■ **Exercise goal**
All the data must come back unchanged, except that pictures are left out.

■ **Source excerpt**
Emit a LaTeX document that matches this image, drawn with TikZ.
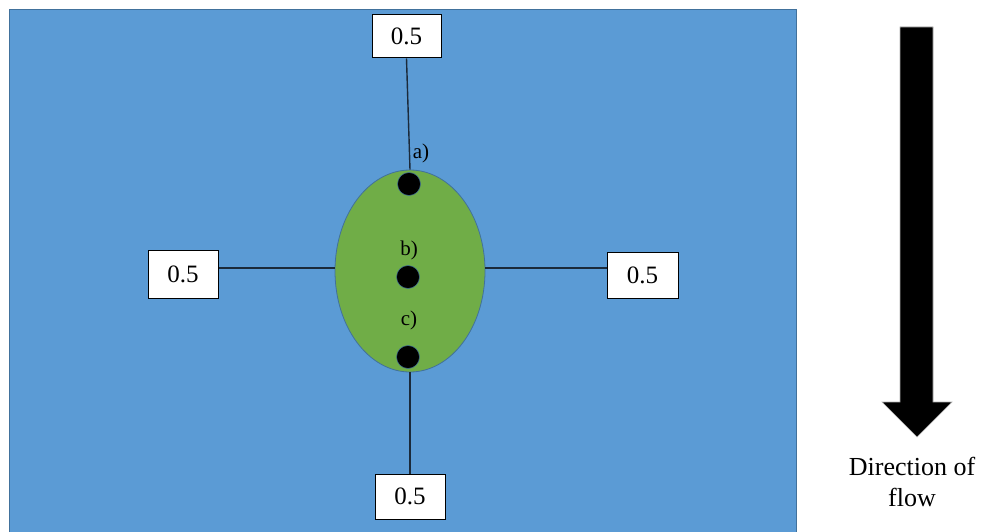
\documentclass[tikz,border=0pt]{standalone}
\usepackage{fontspec}
\setmainfont{Liberation Serif}
\usetikzlibrary{shapes.geometric,calc}
\definecolor{water}{HTML}{5B9BD5}
\definecolor{waterline}{HTML}{41719C}
\definecolor{leafgreen}{HTML}{70AD47}
\definecolor{wire}{HTML}{1B2A3A}
\tikzset{
  valbox/.style={draw=black, fill=white, line width=1pt, inner sep=0pt,
    minimum width=70pt, minimum height=45pt, font=\fontsize{25}{28}\selectfont},
  probe/.style={circle, fill=black, draw=waterline, line width=0.5pt,
    minimum size=23pt, inner sep=0pt},
  tag/.style={font=\fontsize{21}{24}\selectfont, inner sep=0pt},
  wireline/.style={draw=wire, line width=1.4pt}
}
\begin{document}
\begin{tikzpicture}[x=1pt,y=-1pt]
  \useasboundingbox (0,0) rectangle (984,532);
  \fill[white] (0,0) rectangle (984,532);
  % water domain
  \filldraw[fill=water, draw=waterline, line width=1pt] (9,10) rectangle (796,540);
  % leaf body
  \node[ellipse, fill=leafgreen, draw=waterline, line width=0.8pt,
        minimum width=150pt, minimum height=202pt, inner sep=0pt] (leaf) at (410,271) {};
  % value boxes
  \node[valbox, minimum width=69pt, minimum height=43pt] (tbox) at (406.5,36.5) {0.5};
  \node[valbox, minimum height=45pt] (bbox) at (410,496.5) {0.5};
  \node[valbox, minimum height=48pt] (lbox) at (183,274) {0.5};
  \node[valbox, minimum width=71pt, minimum height=46pt] (rbox) at (642.5,275) {0.5};
  % measurement points
  \node[probe] (pa) at (409,184) {};
  \node[probe] (pb) at (408,277) {};
  \node[probe] (pc) at (408,357) {};
  \node[tag] (la) at (421,153) {a)};
  \node[tag] (lb) at (409,250) {b)};
  \node[tag] (lc) at (409,320) {c)};
  % connectors
  \draw[wireline] (tbox.south) -- (leaf.north);
  \draw[wireline] (leaf.south) -- (bbox.north);
  \draw[wireline] ([yshift=6pt]lbox.east) -- ([yshift=3pt]leaf.west);
  \draw[wireline] ([yshift=3pt]leaf.east) -- ([yshift=7pt]rbox.west);
  % flow direction arrow
  \filldraw[fill=black, draw=gray!60, line width=0.6pt]
    (900,27) -- (933,27) -- (933,402) -- (952,402) -- (917,437)
    -- (882,402) -- (900,402) -- cycle;
  \node[align=center, font=\fontsize{26}{31}\selectfont, inner sep=0pt] (flowtxt)
    at (912,482) {Direction of\\flow};
\end{tikzpicture}
\end{document}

■ **Completed task**
Emit a LaTeX document that matches this image, drawn with TikZ.
\documentclass[tikz,border=0pt]{standalone}
\usepackage{fontspec}
\setmainfont{Liberation Serif}
\usetikzlibrary{shapes.geometric,calc}
\definecolor{water}{HTML}{5B9BD5}
\definecolor{waterline}{HTML}{41719C}
\definecolor{leafgreen}{HTML}{70AD47}
\definecolor{wire}{HTML}{1B2A3A}
\tikzset{
  valbox/.style={draw=black, fill=white, line width=1pt, inner sep=0pt,
    minimum width=70pt, minimum height=45pt, font=\fontsize{25}{28}\selectfont},
  probe/.style={circle, fill=black, draw=waterline, line width=0.5pt,
    minimum size=23pt, inner sep=0pt},
  tag/.style={font=\fontsize{21}{24}\selectfont, inner sep=0pt},
  wireline/.style={draw=wire, line width=1.4pt}
}
\begin{document}
\begin{tikzpicture}[x=1pt,y=-1pt]
  \useasboundingbox (0,0) rectangle (984,532);
  \fill[white] (0,0) rectangle (984,532);
  % water domain
  \filldraw[fill=water, draw=waterline, line width=1pt] (9,10) rectangle (796,540);
  % leaf body
  \node[ellipse, fill=leafgreen, draw=waterline, line width=0.8pt,
        minimum width=150pt, minimum height=202pt, inner sep=0pt] (leaf) at (410,271) {};
  % value boxes
  \node[valbox, minimum width=69pt, minimum height=43pt] (tbox) at (406.5,36.5) {0.5};
  \node[valbox, minimum height=45pt] (bbox) at (410,496.5) {0.5};
  \node[valbox, minimum height=48pt] (lbox) at (183,274) {0.5};
  \node[valbox, minimum width=71pt, minimum height=46pt] (rbox) at (642.5,275) {0.5};
  % measurement points
  \node[probe] (pa) at (409,184) {};
  \node[probe] (pb) at (408,277) {};
  \node[probe] (pc) at (408,357) {};
  \node[tag] (la) at (421,153) {a)};
  \node[tag] (lb) at (409,250) {b)};
  \node[tag] (lc) at (409,320) {c)};
  % connectors
  \draw[wireline] (tbox.south) -- (leaf.north);
  \draw[wireline] (leaf.south) -- (bbox.north);
  \draw[wireline] ([yshift=6pt]lbox.east) -- ([yshift=3pt]leaf.west);
  \draw[wireline] ([yshift=3pt]leaf.east) -- ([yshift=7pt]rbox.west);
  % flow direction arrow
  \filldraw[fill=black, draw=gray!60, line width=0.6pt]
    (900,27) -- (933,27) -- (933,402) -- (952,402) -- (917,437)
    -- (882,402) -- (900,402) -- cycle;
  \node[align=center, font=\fontsize{26}{31}\selectfont, inner sep=0pt] (flowtxt)
    at (912,482) {Direction of\\flow};
\end{tikzpicture}
\end{document}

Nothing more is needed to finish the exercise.